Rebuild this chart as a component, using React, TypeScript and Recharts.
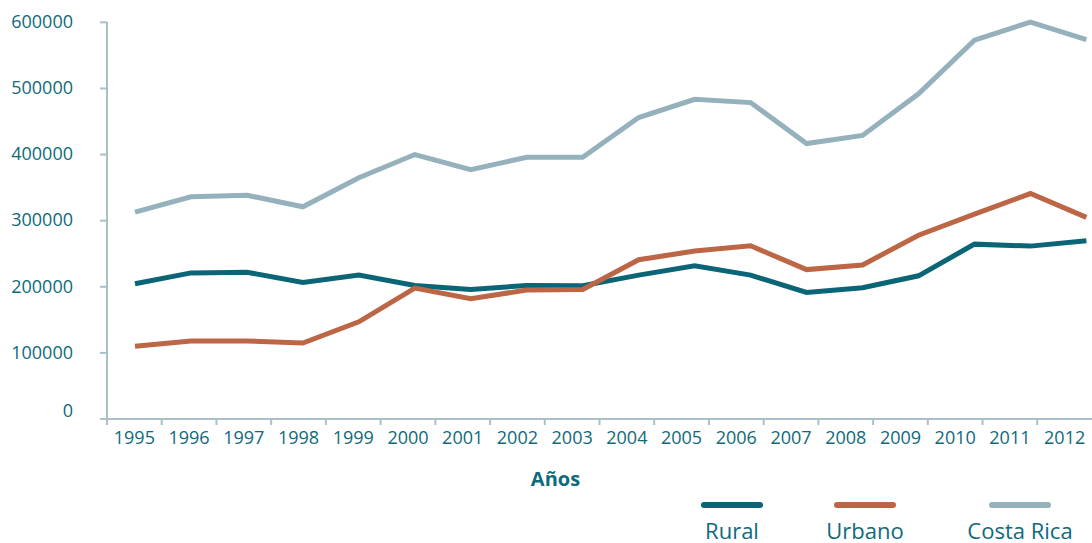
import { Legend, Line, LineChart, XAxis, YAxis } from 'recharts';

const years = [1995, 1996, 1997, 1998, 1999, 2000, 2001, 2002, 2003, 2004, 2005, 2006, 2007, 2008, 2009, 2010, 2011, 2012];
const rural = [204500, 221000, 222000, 206500, 217600, 202000, 196000, 202000, 201500, 217600, 231700, 217600, 191500, 198500, 216600, 264500, 261500, 269500];
const urbano = [110000, 118000, 118000, 115000, 147000, 198000, 182000, 195000, 196000, 241000, 254000, 262000, 226000, 233000, 278000, 310000, 341000, 305000];
const costaRica = [313000, 336000, 338500, 321000, 365000, 400000, 377000, 396000, 396000, 456000, 483600, 478600, 416600, 429000, 492000, 573000, 600500, 574000];
const yTicks = [0, 100000, 200000, 300000, 400000, 500000, 600000];
const seriesNames = ['Rural', 'Urbano', 'Costa Rica'];

const TEXT = '#0f6a7a';
const AXIS = '#a9c0c9';
const COLORS = ['#0a6576', '#bd6646', '#95b1bc'];
const FONT = '"Open Sans", "Noto Sans", sans-serif';

const data = years.map((year, i) => ({
  year,
  rural: rural[i],
  urbano: urbano[i],
  costaRica: costaRica[i]
}));

// tick marks sit between the year labels
const boundaries = years.map((y) => y - 0.5);

function YTick({ x, y, payload }: any) {
  const shift = payload.value === 0 ? -7 : 1;
  return (
    <text x={x} y={y + shift} textAnchor="end" dominantBaseline="middle" fill={TEXT} fontSize={18} fontFamily={FONT}>
      {payload.value}
    </text>
  );
}

const NoLabel = () => <g />;

function AnosLabel({ viewBox }: any) {
  return (
    <text x={viewBox.x + viewBox.width / 2 - 44} y={viewBox.y + 66} textAnchor="middle" fill={TEXT} fontSize={20} fontWeight={700} fontFamily={FONT}>
      Años
    </text>
  );
}

const legendCenters = [732, 865, 1020];

function LegendContent({ payload }: any) {
  const items = seriesNames.map((name) => (payload ?? []).find((p: any) => p.value === name)).filter(Boolean);
  return (
    <div style={{ position: 'relative', width: 1092, height: 38 }}>
      {items.map((item: any, i: number) => (
        <div
          key={item.value}
          style={{ position: 'absolute', left: legendCenters[i] - 80, width: 160, top: 0, textAlign: 'center' }}
        >
          <div style={{ width: 62, height: 6, borderRadius: 3, background: item.color, margin: '0 auto' }} />
          <div style={{ color: TEXT, fontFamily: FONT, fontSize: 22, lineHeight: '22px', marginTop: 11 }}>{item.value}</div>
        </div>
      ))}
    </div>
  );
}

export default function App() {
  return (
    <div style={{ position: 'absolute', left: 0, top: 0, background: '#fff' }}>
      <LineChart width={1092} height={543} data={data} margin={{ top: 22, right: 0, left: 0, bottom: 63 }}>
        <XAxis
          xAxisId="yearLabels"
          type="number"
          dataKey="year"
          domain={[1994.5, 2012.5]}
          ticks={years}
          interval={0}
          axisLine={false}
          tickLine={false}
          tickSize={0}
          tickMargin={11}
          height={60}
          tick={{ fill: TEXT, fontSize: 18, fontFamily: FONT }}
          label={<AnosLabel />}
        />
        <XAxis
          xAxisId="axisMarks"
          type="number"
          dataKey="year"
          domain={[1994.5, 2012.5]}
          ticks={boundaries}
          interval={0}
          tick={<NoLabel />}
          tickSize={6}
          height={1}
          axisLine={{ stroke: AXIS, strokeWidth: 2 }}
          tickLine={{ stroke: AXIS, strokeWidth: 2 }}
        />
        <XAxis xAxisId="series" type="number" dataKey="year" domain={[1994.5, 2012.1]} height={0} hide allowDataOverflow />
        <YAxis
          domain={[0, 600000]}
          ticks={yTicks}
          width={107}
          axisLine={{ stroke: AXIS, strokeWidth: 2 }}
          tickSize={7}
          tickMargin={27}
          tickLine={{ stroke: AXIS, strokeWidth: 2 }}
          tick={<YTick />}
        />
        <Legend
          verticalAlign="middle"
          align="center"
          layout="horizontal"
          wrapperStyle={{ left: 0, top: 502, width: 1092 }}
          content={<LegendContent />}
        />
        <Line xAxisId="series" type="linear" dataKey="rural" name={seriesNames[0]} stroke={COLORS[0]} strokeWidth={5} dot={false} isAnimationActive={false} />
        <Line xAxisId="series" type="linear" dataKey="urbano" name={seriesNames[1]} stroke={COLORS[1]} strokeWidth={5} dot={false} isAnimationActive={false} />
        <Line xAxisId="series" type="linear" dataKey="costaRica" name={seriesNames[2]} stroke={COLORS[2]} strokeWidth={5} dot={false} isAnimationActive={false} />
      </LineChart>
    </div>
  );
}
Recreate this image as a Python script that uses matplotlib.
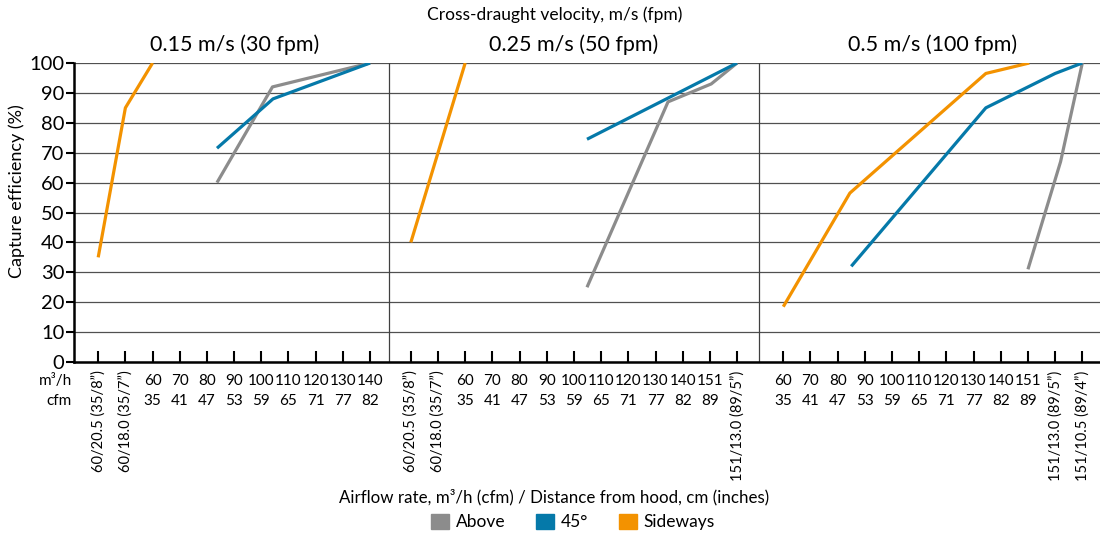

Exercise directions: Show every line in the records above that contains the word "this".

Right answer:
Rebuild this chart as a component, using React, TypeScript and Recharts.
Recreate this image as a Python script that uses matplotlib.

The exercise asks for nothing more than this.